Tuesday, October 17, 2006
Welcome To the Black Parade
VIDEO: "Welcome To the Black Parade" My Chemical Romance
What's lost amidst all the mockery that "goth" recieves in modern culture is the truly inspiring core of the movement. Contrary to some interpretations, this isn’t a group of devil-worshipping sad moppy freaks. With “Welcome to the Black Parade,” My Chemical Romance may have finally written the rousing battle cry that not only illuminates the motivating ideas behind the larger movement, but one that could unite the disparate roots of this group into one triumphant "parade" of defiance. Because that is, essentially, what all the make-up, anarchist paraphernalia and battered clothing are all about; the forgotten, the discriminated, the condemned souls of society are all invited to join this black procession against the norm.
The video is successful on it’s own terms in transcribing the ethos of the song, but like all good music videos, it seems to co-exist with the song at every step. Drawing cues from and referencing everything from Persona to 1920’s German Expressionism, the video is scaled and filmed to the epic proportions of MCR’s ambitious production, and perhaps succeeds where the song musically falls short. The marvelous faux-Oz set piece (particularly reminiscent of The Cabinet of Dr. Caligari) is the highlight though, with its snow-globe environment cascading around a dilapidating society. It’s precisely that blackened castle in the background, the soaring reminder of what could be, that forms the central theme of the work – and it’s most beautiful image.
The insane hospital that our protagonist begins in is perhaps a representation of the confining hold of “normality” or socially accepted morals. Notice the way in which the bored nurse registers no emotion towards the struggling patient, and more obviously, the stark whiteness of that environment crumbles under the weight of the “black parade” in this man’s dreams. As the singer triumphantly declares “this world will never take” his heart.
The TV screen on which the man sees his song played out is a reference to the band, who have huge ideas about the power of music to inspire. And yet the TV screen cannot help but also reference the very music video that we are watching (as well as the aforementioned Persona) – it’s the type of self-reference that could be tacky accompanied by a lesser song – but MCR are not attempting to hide the epic notions of their craft.

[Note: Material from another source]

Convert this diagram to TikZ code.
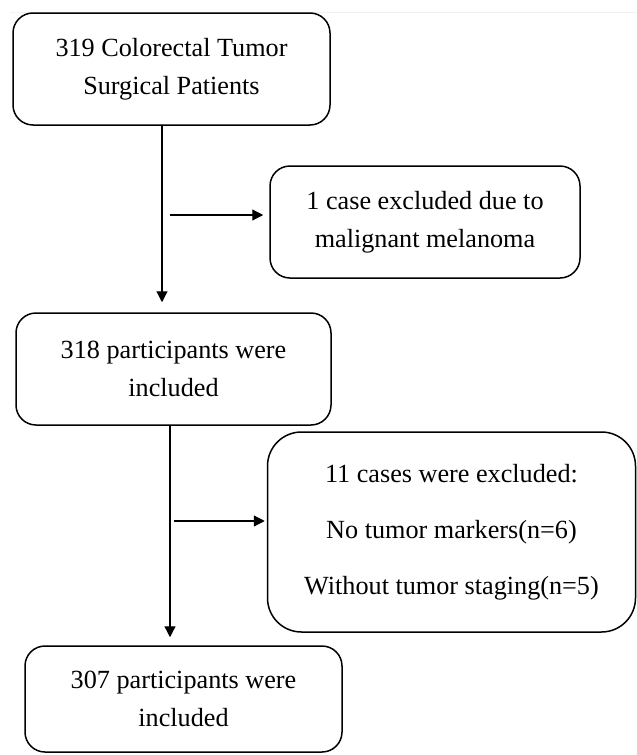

There are other clues to the scope of this vision. The sign that reads, “Starved to death in a world of plenty” is clear, and in the song itself we can hear it echoed in “though you’re broken and defeated, you’re weary widow marches on.” This image of the weary widow is a powerful symbol of hope, ironically dressed in typical images of “fear.” What the filmmakers and band are pushing here is a revisionist ideology; it’s about reaching out and including all those that feel forgotten. Thus when the patient finally goes “insane” he is in fact roaming about the fields of blackness that represent the idyllic future, a world that now only exists in his mind.
And yet perhaps the final shot of the lonely wanderer gives clues to the limits of this concept. We hear from the singer “I’m not a hero/just a boy, who’s meant to sing this song.” But perhaps there is some need for a heroic figure, or at least someone to outline exactly where this procession is headed. The castle in the distance raises spirits, but in utter defiance of conformity has a feasible alternative been found? On some level it may seem that this is simply a surface revolution; change your clothes, wear some dark eyeliner. But if nothing more these surfaces represent a deeper need for revolution and for change, and for that reason alone – MCR and the rest should keep marching.